Defending a brand: What's in a name? A crisis will tell

While the web has reduced from days to minutes the time in which a corporate reputation can be attacked on a global scale, companies trying to protect their brands must also face the fact that the public remains cynical about the motives of organisations in both state and private sectors.

"There's been an increasing drop in corporate and government trust and at the same time an increase in the corrosive effect of cynicism," says Mike Seymour, head of international issues and crisis management at Edelman, the corporate communications consultancy. He believes this cynicism makes it harder for companies battling through a product recall or a transport disaster to persuade public, investors and media they are doing the right thing.
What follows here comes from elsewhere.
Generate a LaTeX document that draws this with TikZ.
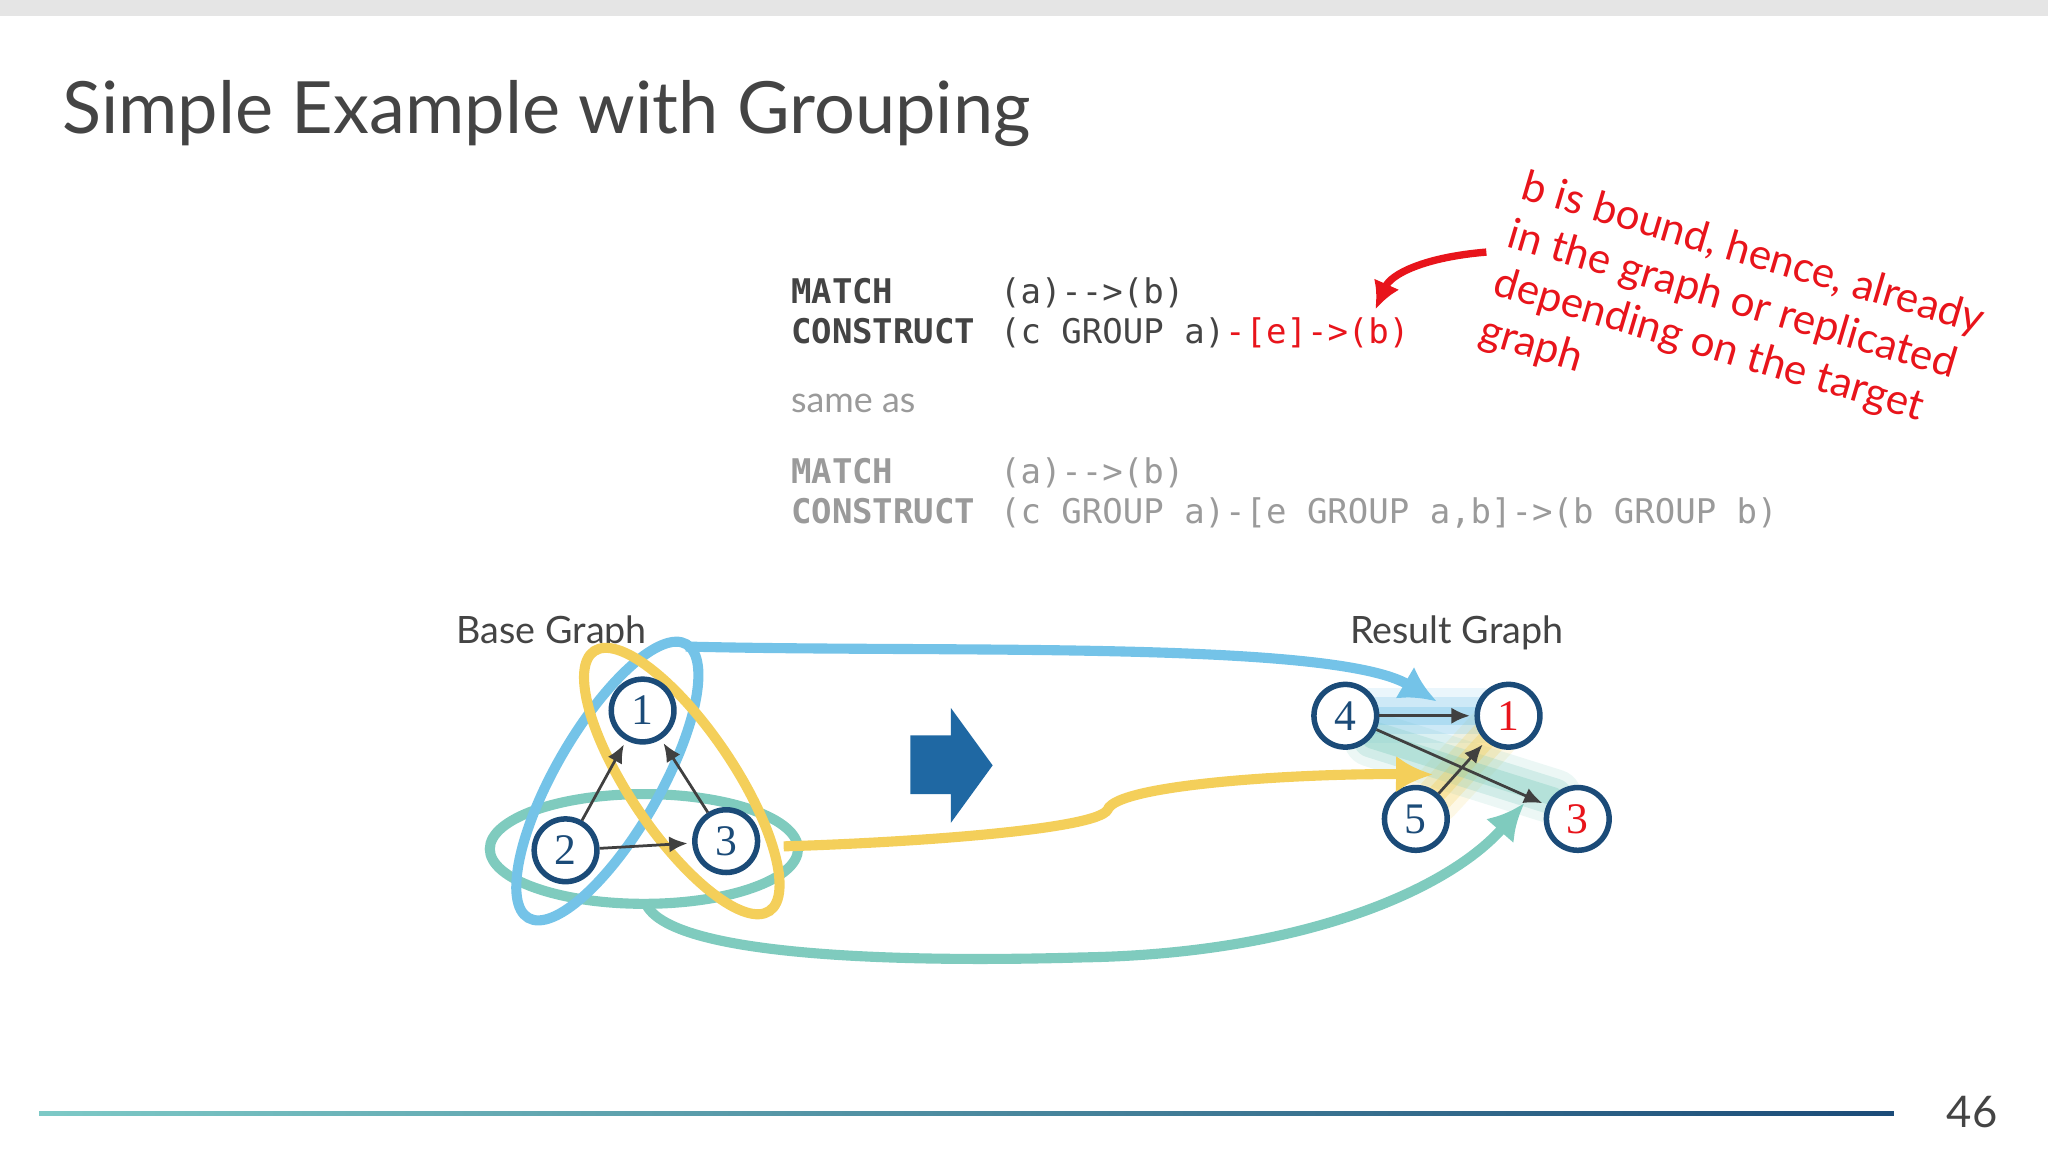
\documentclass[tikz,border=0pt]{standalone}
\usepackage{fontspec}
\setmainfont{Lato}
\newfontfamily\codefont{DejaVu Sans Mono}
\newfontfamily\numfont{Liberation Serif}
\usetikzlibrary{arrows.meta}
\definecolor{nodeblue}{HTML}{1B4B78}
\definecolor{skyb}{HTML}{74C3E8}
\definecolor{yel}{HTML}{F4CF5A}
\definecolor{teal}{HTML}{7FCBBE}
\definecolor{txt}{HTML}{444444}
\definecolor{codeg}{HTML}{9A9A9A}
\definecolor{red1}{HTML}{E8141B}
\definecolor{arrblue}{HTML}{1F68A3}
\begin{document}
\begin{tikzpicture}[x=0.01cm,y=-0.01cm,
  gnode/.style={circle,draw=nodeblue,line width=1.2pt,fill=white,minimum size=0.48cm,inner sep=0pt,text=nodeblue,font=\fontsize{9.5}{10}\selectfont\numfont},
  edge/.style={-{Latex[length=4pt,width=3.5pt]},draw=black!75,line width=0.6pt,shorten >=1pt},
  code/.style={anchor=base west,text=txt,font=\codefont\fontsize{7.4}{8}\selectfont,inner sep=0pt},
  grp/.style={line width=2.2pt}]
\useasboundingbox (0,0) rectangle (1568,882);
\fill[black!10] (0,0) rectangle (1568,12);
\node[anchor=base west,text=txt,font=\fontsize{15.7}{18}\selectfont,inner sep=0pt] (title) at (47,102) {Simple Example with Grouping};
% code
\node[code] (m1) at (605,232) {\bfseries MATCH};
\node[code] (m1b) at (765,232) {(a)-->(b)};
\node[code] (c1) at (605,263) {\bfseries CONSTRUCT};
\node[code] (c1b) at (765,263) {(c GROUP a)\textcolor{red1}{-[e]->(b)}};
\node[anchor=base west,text=codeg,font=\fontsize{7.8}{8}\selectfont,inner sep=0pt] (same) at (605,316) {same as};
\node[code,text=codeg] (m2) at (605,370) {\bfseries MATCH};
\node[code,text=codeg] (m2b) at (765,370) {(a)-->(b)};
\node[code,text=codeg] (c2) at (605,401) {\bfseries CONSTRUCT};
\node[code,text=codeg] (c2b) at (765,401) {(c GROUP a)-[e GROUP a,b]->(b GROUP b)};
% annotation
\node[rotate=-16.5,anchor=north west,text=red1,align=left,font=\fontsize{9.2}{10.9}\selectfont,inner sep=0pt] (note) at (1170,128) {b is bound, hence, already\\in the graph or replicated\\depending on the target\\graph};
\coordinate (ns) at (1138,193);
\draw[red1,line width=1.6pt,-{Latex[length=6pt,width=6pt]}] (ns) .. controls (1090,197) and (1065,210) .. (1053,237);
% labels
\node[anchor=base west,text=txt,font=\fontsize{8.2}{10}\selectfont,inner sep=0pt] (bl) at (349,493) {Base Graph};
\node[anchor=base west,text=txt,font=\fontsize{8.2}{10}\selectfont,inner sep=0pt] (rl) at (1033,493) {Result Graph};
% group ellipses
\draw[teal,grp] (493,650) ellipse [x radius=118,y radius=42];
\draw[skyb,grp] (465,598) ellipse [x radius=121,y radius=40,rotate=60];
\draw[yel,grp] (522,598) ellipse [x radius=120,y radius=40,rotate=-56];
% glows result
\foreach \w/\o in {12pt/0.15,8pt/0.25,4pt/0.35}{
\draw[skyb,line width=\w,opacity=\o,line cap=round] (1045,548) -- (1135,548);
\draw[yel,line width=\w,opacity=\o,line cap=round] (1098,610) -- (1142,562);
\draw[teal,line width=\w,opacity=\o,line cap=round] (1050,566) -- (1190,610);}
% base nodes
\node[gnode] (b1) at (492,544) {1};
\node[gnode] (b2) at (433,651) {2};
\node[gnode] (b3) at (556,644) {3};
\draw[edge] (b2) -- (b1);
\draw[edge] (b3) -- (b1);
\draw[edge] (b2) -- (b3);
% result nodes
\node[gnode] (r4) at (1030,548) {4};
\node[gnode,text=red1] (r1) at (1155,548) {1};
\node[gnode] (r5) at (1084,627) {5};
\node[gnode,text=red1] (r3) at (1208,627) {3};
\draw[edge] (r4) -- (r1);
\draw[edge] (r4) -- (r3);
\draw[edge] (r5) -- (r1);
% mapping curves
\coordinate (bs) at (525,495);
\coordinate (be) at (1100,537);
\draw[skyb,line width=2.2pt,-{Latex[length=8pt,width=8pt]}] (bs) .. controls (720,500) and (1020,490) .. (be);
\coordinate (ys) at (600,648);
\coordinate (ym) at (848,620);
\coordinate (ye) at (1097,593);
\draw[yel,line width=2.2pt,-{Latex[length=8pt,width=8pt]}] (ys) .. controls (700,645) and (840,635) .. (ym) .. controls (855,600) and (1000,592) .. (ye);
\coordinate (ts) at (495,693);
\coordinate (te) at (1167,615);
\draw[teal,line width=2.2pt,-{Latex[length=8pt,width=8pt]}] (ts) .. controls (520,740) and (760,735) .. (830,733) .. controls (1000,730) and (1110,680) .. (te);
% block arrow
\fill[arrblue] (697,563) -- (728,563) -- (728,542) -- (760,586) -- (728,630) -- (728,608) -- (697,608) -- cycle;
% footer
\shade[left color=teal!80!skyb,right color=nodeblue] (30,851) rectangle (1450,854);
\node[anchor=base east,text=txt,font=\fontsize{9.5}{10}\selectfont,inner sep=0pt] (pg) at (1530,863) {46};
\end{tikzpicture}
\end{document}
All the more reason, say the experts, to ensure mechanisms are in place to avert a crisis or, once an event has happened, to minimise the havoc it can wreak on a corporation's reputation.

Early detection is crucial. Looking at the smallest events - such as customer complaints - as potential risks can ensure a problem does not escalate. into something more serious. This includes measures such as training staff in call centres on how to handle difficult customers and, when their efforts fail, to alert their supervisors.

"In the past, reputation risk or reputation as a whole has fallen between corporate communications and risk management," says Peter Pender-Cutlip, a director of Kroll's business intelligence and investigations practice. "The idea is to try and bridge that gap."

No amount of early detection, however, can prevent brands being damaged by unforeseen events. In 1999, for example, Coca-Cola Beverages, suffered one of the corporate world's worst health crises when a number of consumers became sick after drinking Coke in Belgium, France and other European countries. Drinks were pulled off the shelves for 10 days as a result.

In such cases, the cost to the company extends far beyond spending to manage the crisis, because once lost, a corporate reputation is hard to rebuild. Nike, which suffered a big reputational crisis after activists claimed it was running sweatshops in Asia, is still trying to shake off that image, despite the fact that it is now an acknowledged leader in managing labour conditions in its supply chain.

Experts stress that a swift response to any crisis can minimise the damage. Companies cannot afford to wait before releasing information to the public. "You have to be prepared to communicate before you have all the facts," says Karen Doyne, managing director of crisis communications at Burson-Marsteller. "Because the public and media's need for information outstrips the available data. That creates an information vacuum and into that flows speculation and alarm."

Often cited as an example of how a speedy response can avert a reputational crisis is the 1989 Kegworth air disaster in which a British Midland Airways jet crashed near the UK's East Midlands airport. In a series of TV and radio interviews, Sir Michael Bishop, the airline's chief executive, immediately addressed the scale of the disaster and answered questions from the public and investors.

To prepare companies for managing "the golden hours" - the crucial first few hours after a crisis has hit - Edelman, like other consultancies, runs extensive crisis simulations that can even involve actors. Participants play everything from members of the public who have been affected by the mock event to journalists asking difficult questions of senior management.

Television and radio interviews are conducted and staff can review and analyse their performance in this respect. "It's a form of loose theatre," says Mr Seymour. "But you can't script the whole thing because you can never anticipate how people are going to perform."

Simulations range from these extensive action-based events to table-top versions. But before any such tests take place, a plan needs to be established. This involves making an assessment of the threats a company might face and assigning responsibilities to appropriate teams so that everyone is aware of their role in a crisis. And plans need updating regularly.

"Employees change, science changes, NGOs change," says Mr Seymour. "Unless you regularly update them, you've got old plans before you even set out."

Most important, however, is commitment at board level to protecting a reputation, something Mr Pender-Cutlip believes is on the rise. "Reputation has always been recognised as an important asset," he says. "But you've had established global brands being knocked sideways, and in some cases destroyed. So recent events are concentrating minds in the boardroom and boards are now taking a more active role."